* Short problem
Reproduce the full listing below unchanged, apart from the pictures.

* Data block
***

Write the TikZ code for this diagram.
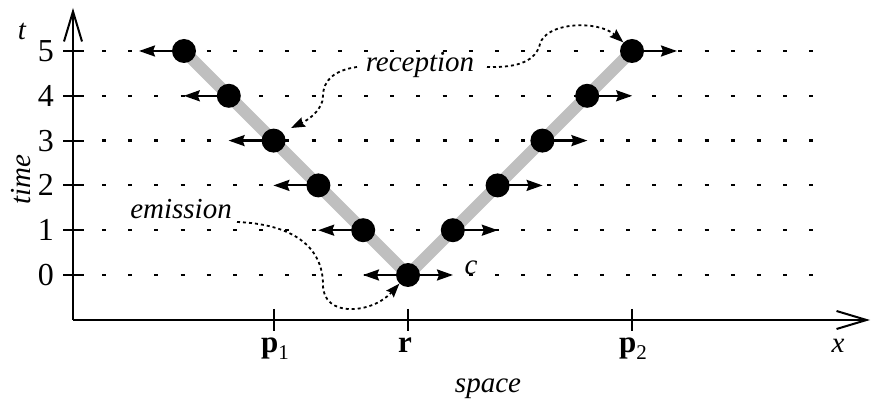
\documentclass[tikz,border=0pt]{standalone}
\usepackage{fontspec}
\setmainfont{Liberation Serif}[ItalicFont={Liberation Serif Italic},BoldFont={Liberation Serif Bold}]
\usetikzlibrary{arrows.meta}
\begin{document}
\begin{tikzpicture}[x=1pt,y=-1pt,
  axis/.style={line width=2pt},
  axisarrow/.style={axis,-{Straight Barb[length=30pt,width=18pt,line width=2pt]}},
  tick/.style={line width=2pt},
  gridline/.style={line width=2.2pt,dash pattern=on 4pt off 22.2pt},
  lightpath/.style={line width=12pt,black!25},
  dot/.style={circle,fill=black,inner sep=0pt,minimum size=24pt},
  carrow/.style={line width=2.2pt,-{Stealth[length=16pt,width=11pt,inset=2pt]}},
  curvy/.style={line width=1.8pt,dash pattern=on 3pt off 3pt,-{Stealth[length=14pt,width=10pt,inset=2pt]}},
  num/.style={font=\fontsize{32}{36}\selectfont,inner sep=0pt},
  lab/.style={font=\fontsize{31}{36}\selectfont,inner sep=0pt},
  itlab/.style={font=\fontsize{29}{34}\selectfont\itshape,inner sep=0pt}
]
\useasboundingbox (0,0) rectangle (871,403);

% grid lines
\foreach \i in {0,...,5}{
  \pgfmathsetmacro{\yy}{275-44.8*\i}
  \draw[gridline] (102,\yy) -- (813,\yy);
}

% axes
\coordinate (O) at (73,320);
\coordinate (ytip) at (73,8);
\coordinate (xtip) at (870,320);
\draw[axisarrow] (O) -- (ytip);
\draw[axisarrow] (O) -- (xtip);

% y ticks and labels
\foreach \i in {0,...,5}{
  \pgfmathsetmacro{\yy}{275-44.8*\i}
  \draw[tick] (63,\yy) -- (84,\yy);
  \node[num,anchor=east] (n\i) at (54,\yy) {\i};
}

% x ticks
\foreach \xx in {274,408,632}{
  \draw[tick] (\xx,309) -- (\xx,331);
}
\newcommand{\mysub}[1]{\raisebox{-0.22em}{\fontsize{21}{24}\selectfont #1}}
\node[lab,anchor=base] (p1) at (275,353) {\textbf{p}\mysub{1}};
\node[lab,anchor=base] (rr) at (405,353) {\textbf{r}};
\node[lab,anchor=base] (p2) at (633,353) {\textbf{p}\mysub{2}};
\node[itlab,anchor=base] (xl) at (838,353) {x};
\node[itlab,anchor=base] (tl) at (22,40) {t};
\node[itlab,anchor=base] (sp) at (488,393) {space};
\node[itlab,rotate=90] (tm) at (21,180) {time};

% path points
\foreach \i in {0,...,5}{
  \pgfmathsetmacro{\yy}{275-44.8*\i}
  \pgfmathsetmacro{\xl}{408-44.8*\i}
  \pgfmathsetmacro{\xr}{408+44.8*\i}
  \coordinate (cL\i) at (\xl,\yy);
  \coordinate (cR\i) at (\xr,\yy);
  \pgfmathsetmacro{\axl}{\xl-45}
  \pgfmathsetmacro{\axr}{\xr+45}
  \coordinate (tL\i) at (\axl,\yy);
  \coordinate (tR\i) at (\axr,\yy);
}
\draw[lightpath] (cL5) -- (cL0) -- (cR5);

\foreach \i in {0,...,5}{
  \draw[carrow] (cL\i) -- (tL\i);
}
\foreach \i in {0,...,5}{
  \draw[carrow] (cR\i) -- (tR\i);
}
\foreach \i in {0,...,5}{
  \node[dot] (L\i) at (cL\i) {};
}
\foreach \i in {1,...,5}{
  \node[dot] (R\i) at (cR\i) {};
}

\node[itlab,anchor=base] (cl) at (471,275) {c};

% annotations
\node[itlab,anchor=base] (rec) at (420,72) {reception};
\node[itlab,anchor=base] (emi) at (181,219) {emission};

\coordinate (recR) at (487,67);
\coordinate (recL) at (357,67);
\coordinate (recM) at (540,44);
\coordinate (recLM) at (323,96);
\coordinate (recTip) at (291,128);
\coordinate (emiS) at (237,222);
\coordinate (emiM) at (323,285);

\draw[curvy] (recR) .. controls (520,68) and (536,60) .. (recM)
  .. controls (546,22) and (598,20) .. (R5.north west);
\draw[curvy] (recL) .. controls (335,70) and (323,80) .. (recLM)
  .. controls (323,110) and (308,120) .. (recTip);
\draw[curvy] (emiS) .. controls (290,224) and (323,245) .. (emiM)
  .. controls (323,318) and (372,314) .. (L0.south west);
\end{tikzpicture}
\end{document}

***

* Result
Write the TikZ code for this diagram.
\documentclass[tikz,border=0pt]{standalone}
\usepackage{fontspec}
\setmainfont{Liberation Serif}[ItalicFont={Liberation Serif Italic},BoldFont={Liberation Serif Bold}]
\usetikzlibrary{arrows.meta}
\begin{document}
\begin{tikzpicture}[x=1pt,y=-1pt,
  axis/.style={line width=2pt},
  axisarrow/.style={axis,-{Straight Barb[length=30pt,width=18pt,line width=2pt]}},
  tick/.style={line width=2pt},
  gridline/.style={line width=2.2pt,dash pattern=on 4pt off 22.2pt},
  lightpath/.style={line width=12pt,black!25},
  dot/.style={circle,fill=black,inner sep=0pt,minimum size=24pt},
  carrow/.style={line width=2.2pt,-{Stealth[length=16pt,width=11pt,inset=2pt]}},
  curvy/.style={line width=1.8pt,dash pattern=on 3pt off 3pt,-{Stealth[length=14pt,width=10pt,inset=2pt]}},
  num/.style={font=\fontsize{32}{36}\selectfont,inner sep=0pt},
  lab/.style={font=\fontsize{31}{36}\selectfont,inner sep=0pt},
  itlab/.style={font=\fontsize{29}{34}\selectfont\itshape,inner sep=0pt}
]
\useasboundingbox (0,0) rectangle (871,403);

% grid lines
\foreach \i in {0,...,5}{
  \pgfmathsetmacro{\yy}{275-44.8*\i}
  \draw[gridline] (102,\yy) -- (813,\yy);
}

% axes
\coordinate (O) at (73,320);
\coordinate (ytip) at (73,8);
\coordinate (xtip) at (870,320);
\draw[axisarrow] (O) -- (ytip);
\draw[axisarrow] (O) -- (xtip);

% y ticks and labels
\foreach \i in {0,...,5}{
  \pgfmathsetmacro{\yy}{275-44.8*\i}
  \draw[tick] (63,\yy) -- (84,\yy);
  \node[num,anchor=east] (n\i) at (54,\yy) {\i};
}

% x ticks
\foreach \xx in {274,408,632}{
  \draw[tick] (\xx,309) -- (\xx,331);
}
\newcommand{\mysub}[1]{\raisebox{-0.22em}{\fontsize{21}{24}\selectfont #1}}
\node[lab,anchor=base] (p1) at (275,353) {\textbf{p}\mysub{1}};
\node[lab,anchor=base] (rr) at (405,353) {\textbf{r}};
\node[lab,anchor=base] (p2) at (633,353) {\textbf{p}\mysub{2}};
\node[itlab,anchor=base] (xl) at (838,353) {x};
\node[itlab,anchor=base] (tl) at (22,40) {t};
\node[itlab,anchor=base] (sp) at (488,393) {space};
\node[itlab,rotate=90] (tm) at (21,180) {time};

% path points
\foreach \i in {0,...,5}{
  \pgfmathsetmacro{\yy}{275-44.8*\i}
  \pgfmathsetmacro{\xl}{408-44.8*\i}
  \pgfmathsetmacro{\xr}{408+44.8*\i}
  \coordinate (cL\i) at (\xl,\yy);
  \coordinate (cR\i) at (\xr,\yy);
  \pgfmathsetmacro{\axl}{\xl-45}
  \pgfmathsetmacro{\axr}{\xr+45}
  \coordinate (tL\i) at (\axl,\yy);
  \coordinate (tR\i) at (\axr,\yy);
}
\draw[lightpath] (cL5) -- (cL0) -- (cR5);

\foreach \i in {0,...,5}{
  \draw[carrow] (cL\i) -- (tL\i);
}
\foreach \i in {0,...,5}{
  \draw[carrow] (cR\i) -- (tR\i);
}
\foreach \i in {0,...,5}{
  \node[dot] (L\i) at (cL\i) {};
}
\foreach \i in {1,...,5}{
  \node[dot] (R\i) at (cR\i) {};
}

\node[itlab,anchor=base] (cl) at (471,275) {c};

% annotations
\node[itlab,anchor=base] (rec) at (420,72) {reception};
\node[itlab,anchor=base] (emi) at (181,219) {emission};

\coordinate (recR) at (487,67);
\coordinate (recL) at (357,67);
\coordinate (recM) at (540,44);
\coordinate (recLM) at (323,96);
\coordinate (recTip) at (291,128);
\coordinate (emiS) at (237,222);
\coordinate (emiM) at (323,285);

\draw[curvy] (recR) .. controls (520,68) and (536,60) .. (recM)
  .. controls (546,22) and (598,20) .. (R5.north west);
\draw[curvy] (recL) .. controls (335,70) and (323,80) .. (recLM)
  .. controls (323,110) and (308,120) .. (recTip);
\draw[curvy] (emiS) .. controls (290,224) and (323,245) .. (emiM)
  .. controls (323,318) and (372,314) .. (L0.south west);
\end{tikzpicture}
\end{document}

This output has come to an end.